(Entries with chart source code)
—————
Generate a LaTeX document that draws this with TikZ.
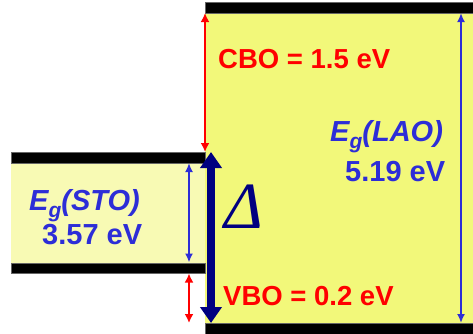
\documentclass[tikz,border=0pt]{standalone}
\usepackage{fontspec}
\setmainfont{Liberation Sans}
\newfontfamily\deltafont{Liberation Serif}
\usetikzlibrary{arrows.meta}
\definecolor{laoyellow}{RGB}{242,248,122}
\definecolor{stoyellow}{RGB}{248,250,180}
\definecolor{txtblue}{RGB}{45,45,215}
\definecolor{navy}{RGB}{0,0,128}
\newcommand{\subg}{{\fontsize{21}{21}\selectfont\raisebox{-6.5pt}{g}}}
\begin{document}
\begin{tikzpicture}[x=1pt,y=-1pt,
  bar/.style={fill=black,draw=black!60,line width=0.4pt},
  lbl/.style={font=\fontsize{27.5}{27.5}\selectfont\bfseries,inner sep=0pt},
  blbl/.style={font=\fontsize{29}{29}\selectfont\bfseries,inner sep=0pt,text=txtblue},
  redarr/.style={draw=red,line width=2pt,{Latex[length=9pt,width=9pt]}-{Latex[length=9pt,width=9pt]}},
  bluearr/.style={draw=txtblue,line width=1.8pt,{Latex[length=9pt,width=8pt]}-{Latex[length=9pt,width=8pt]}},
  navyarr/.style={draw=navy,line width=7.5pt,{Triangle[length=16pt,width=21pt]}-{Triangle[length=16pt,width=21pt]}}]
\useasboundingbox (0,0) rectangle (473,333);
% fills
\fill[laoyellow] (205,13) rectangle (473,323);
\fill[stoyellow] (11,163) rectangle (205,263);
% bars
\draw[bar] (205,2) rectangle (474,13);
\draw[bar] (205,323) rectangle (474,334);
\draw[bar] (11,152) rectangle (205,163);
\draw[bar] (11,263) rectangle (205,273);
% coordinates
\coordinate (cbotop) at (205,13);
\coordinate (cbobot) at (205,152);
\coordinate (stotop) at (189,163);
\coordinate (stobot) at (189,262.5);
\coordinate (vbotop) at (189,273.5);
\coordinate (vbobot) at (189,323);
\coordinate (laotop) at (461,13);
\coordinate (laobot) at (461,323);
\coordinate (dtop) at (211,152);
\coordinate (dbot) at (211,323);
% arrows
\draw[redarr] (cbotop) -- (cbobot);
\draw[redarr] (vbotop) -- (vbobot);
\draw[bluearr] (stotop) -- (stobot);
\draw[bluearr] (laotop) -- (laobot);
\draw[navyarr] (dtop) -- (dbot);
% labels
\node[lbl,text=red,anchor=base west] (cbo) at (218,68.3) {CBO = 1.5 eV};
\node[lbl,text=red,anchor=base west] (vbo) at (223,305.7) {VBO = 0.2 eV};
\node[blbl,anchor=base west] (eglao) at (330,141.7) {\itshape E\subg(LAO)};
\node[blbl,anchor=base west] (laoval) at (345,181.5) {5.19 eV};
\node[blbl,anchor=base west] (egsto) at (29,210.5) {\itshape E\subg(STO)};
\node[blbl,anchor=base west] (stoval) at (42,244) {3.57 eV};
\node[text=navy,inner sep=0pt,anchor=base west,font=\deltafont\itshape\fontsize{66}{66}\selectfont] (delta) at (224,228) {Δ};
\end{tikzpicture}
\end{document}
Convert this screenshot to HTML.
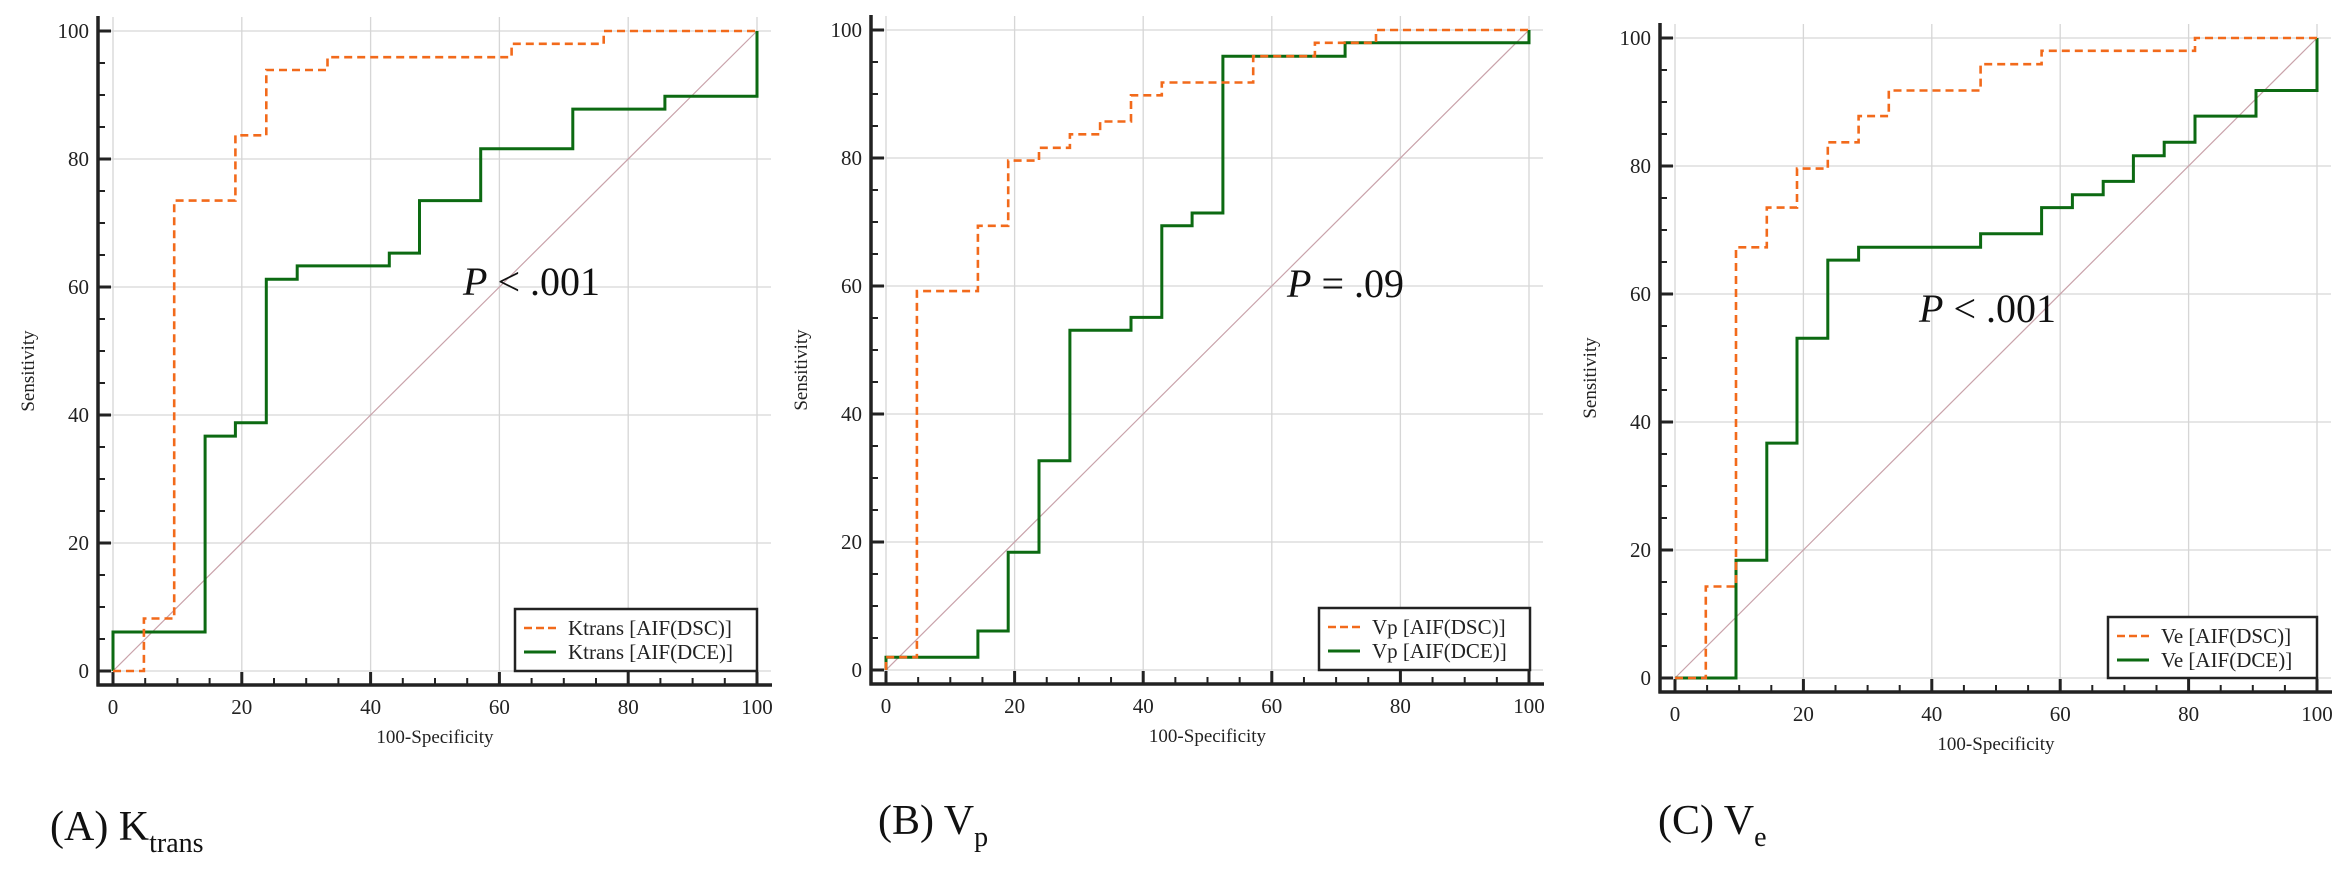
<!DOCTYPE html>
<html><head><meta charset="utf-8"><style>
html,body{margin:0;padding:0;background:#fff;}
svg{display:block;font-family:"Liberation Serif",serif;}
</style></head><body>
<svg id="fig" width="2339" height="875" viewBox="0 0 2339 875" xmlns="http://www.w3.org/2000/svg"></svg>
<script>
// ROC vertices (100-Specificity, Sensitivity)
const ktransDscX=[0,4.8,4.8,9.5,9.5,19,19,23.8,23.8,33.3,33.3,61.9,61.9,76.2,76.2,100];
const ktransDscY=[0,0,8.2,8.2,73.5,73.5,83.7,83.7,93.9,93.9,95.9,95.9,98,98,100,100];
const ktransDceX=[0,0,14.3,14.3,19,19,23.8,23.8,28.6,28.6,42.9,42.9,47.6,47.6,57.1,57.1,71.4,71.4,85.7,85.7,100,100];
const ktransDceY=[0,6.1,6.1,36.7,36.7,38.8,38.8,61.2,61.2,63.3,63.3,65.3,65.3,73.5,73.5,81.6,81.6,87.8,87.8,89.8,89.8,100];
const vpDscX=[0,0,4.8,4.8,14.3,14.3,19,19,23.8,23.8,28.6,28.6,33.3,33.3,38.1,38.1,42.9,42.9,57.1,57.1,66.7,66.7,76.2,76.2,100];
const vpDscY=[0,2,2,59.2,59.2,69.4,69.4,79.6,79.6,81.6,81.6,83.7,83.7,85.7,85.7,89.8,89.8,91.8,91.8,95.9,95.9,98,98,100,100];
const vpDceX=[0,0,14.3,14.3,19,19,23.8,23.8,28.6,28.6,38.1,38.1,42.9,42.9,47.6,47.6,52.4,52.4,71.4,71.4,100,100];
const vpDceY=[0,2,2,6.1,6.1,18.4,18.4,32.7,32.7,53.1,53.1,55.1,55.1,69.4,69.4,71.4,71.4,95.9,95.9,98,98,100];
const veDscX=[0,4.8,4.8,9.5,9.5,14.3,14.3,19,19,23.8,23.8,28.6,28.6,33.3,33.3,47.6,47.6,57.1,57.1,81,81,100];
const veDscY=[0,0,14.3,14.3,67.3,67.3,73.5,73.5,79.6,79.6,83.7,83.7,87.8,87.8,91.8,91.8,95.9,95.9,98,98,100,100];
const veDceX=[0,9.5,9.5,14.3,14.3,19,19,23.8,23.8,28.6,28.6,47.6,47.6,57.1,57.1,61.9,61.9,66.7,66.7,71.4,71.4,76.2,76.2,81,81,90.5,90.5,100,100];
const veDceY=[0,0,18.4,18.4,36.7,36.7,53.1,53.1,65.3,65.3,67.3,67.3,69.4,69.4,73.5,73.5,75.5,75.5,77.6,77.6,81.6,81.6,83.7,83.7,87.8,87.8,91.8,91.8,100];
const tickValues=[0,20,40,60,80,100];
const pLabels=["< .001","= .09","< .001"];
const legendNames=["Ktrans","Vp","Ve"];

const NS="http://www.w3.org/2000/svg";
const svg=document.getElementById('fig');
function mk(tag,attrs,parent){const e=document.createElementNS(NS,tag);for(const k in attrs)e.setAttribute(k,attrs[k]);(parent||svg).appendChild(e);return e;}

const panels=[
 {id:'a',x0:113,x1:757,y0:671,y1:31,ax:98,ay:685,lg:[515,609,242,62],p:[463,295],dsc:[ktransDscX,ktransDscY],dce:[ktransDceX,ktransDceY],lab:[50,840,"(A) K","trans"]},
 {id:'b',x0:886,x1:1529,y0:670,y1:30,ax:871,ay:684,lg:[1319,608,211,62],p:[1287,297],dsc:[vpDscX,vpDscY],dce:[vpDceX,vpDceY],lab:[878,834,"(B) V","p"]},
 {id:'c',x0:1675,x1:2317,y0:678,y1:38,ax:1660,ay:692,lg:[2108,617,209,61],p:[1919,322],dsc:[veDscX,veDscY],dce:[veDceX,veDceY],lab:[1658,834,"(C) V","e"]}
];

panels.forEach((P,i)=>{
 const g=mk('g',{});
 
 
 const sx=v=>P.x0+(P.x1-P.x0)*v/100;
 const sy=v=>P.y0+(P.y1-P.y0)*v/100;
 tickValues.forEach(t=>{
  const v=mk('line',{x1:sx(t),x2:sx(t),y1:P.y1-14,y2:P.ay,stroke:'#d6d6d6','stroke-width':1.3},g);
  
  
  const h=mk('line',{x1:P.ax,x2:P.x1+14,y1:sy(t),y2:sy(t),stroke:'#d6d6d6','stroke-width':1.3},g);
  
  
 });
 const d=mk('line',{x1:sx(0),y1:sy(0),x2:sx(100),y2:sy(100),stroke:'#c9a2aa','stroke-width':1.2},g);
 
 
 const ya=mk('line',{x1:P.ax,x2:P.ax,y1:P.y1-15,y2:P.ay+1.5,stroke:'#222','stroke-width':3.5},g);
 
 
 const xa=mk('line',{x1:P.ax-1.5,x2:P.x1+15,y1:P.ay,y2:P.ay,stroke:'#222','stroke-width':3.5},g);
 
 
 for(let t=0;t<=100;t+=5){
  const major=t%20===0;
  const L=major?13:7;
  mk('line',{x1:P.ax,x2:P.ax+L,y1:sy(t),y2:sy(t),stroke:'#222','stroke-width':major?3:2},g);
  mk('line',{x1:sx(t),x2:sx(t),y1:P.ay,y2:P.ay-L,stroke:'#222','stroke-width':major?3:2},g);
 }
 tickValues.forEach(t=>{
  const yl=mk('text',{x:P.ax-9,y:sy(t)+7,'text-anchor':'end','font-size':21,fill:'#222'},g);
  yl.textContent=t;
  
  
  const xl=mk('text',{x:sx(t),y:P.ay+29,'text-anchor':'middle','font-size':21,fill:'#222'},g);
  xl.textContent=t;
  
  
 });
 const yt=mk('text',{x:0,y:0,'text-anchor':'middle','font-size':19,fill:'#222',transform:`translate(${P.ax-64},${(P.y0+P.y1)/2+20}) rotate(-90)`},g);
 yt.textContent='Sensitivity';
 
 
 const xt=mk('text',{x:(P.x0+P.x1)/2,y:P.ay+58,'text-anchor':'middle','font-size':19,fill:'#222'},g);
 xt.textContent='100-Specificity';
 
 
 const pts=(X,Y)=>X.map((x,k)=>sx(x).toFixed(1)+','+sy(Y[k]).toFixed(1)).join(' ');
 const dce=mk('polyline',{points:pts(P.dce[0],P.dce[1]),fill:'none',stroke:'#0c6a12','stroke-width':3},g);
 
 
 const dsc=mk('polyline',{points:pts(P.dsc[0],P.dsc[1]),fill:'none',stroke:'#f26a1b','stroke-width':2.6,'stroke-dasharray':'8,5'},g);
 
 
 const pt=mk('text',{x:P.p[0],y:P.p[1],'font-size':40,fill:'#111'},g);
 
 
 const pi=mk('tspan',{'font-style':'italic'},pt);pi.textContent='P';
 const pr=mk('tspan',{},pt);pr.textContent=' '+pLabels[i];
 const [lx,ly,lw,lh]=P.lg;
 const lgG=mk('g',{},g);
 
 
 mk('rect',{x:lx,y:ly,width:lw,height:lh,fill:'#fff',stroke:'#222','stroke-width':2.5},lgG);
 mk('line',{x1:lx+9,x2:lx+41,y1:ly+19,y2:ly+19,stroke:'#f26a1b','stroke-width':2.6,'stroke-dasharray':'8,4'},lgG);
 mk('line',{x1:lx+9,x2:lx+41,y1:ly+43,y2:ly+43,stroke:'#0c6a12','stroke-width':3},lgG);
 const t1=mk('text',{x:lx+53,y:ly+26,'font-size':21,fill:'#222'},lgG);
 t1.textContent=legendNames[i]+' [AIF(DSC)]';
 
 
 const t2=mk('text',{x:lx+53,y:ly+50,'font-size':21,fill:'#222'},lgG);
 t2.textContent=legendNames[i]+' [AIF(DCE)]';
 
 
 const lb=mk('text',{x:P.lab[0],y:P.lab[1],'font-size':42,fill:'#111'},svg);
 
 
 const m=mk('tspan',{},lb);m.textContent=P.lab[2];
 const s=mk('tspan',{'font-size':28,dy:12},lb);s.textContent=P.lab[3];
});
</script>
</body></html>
—————
Goal: Only lines that contain the word "this" are wanted; copy each of them.

Completed exercise:
Generate a LaTeX document that draws this with TikZ.
Convert this screenshot to HTML.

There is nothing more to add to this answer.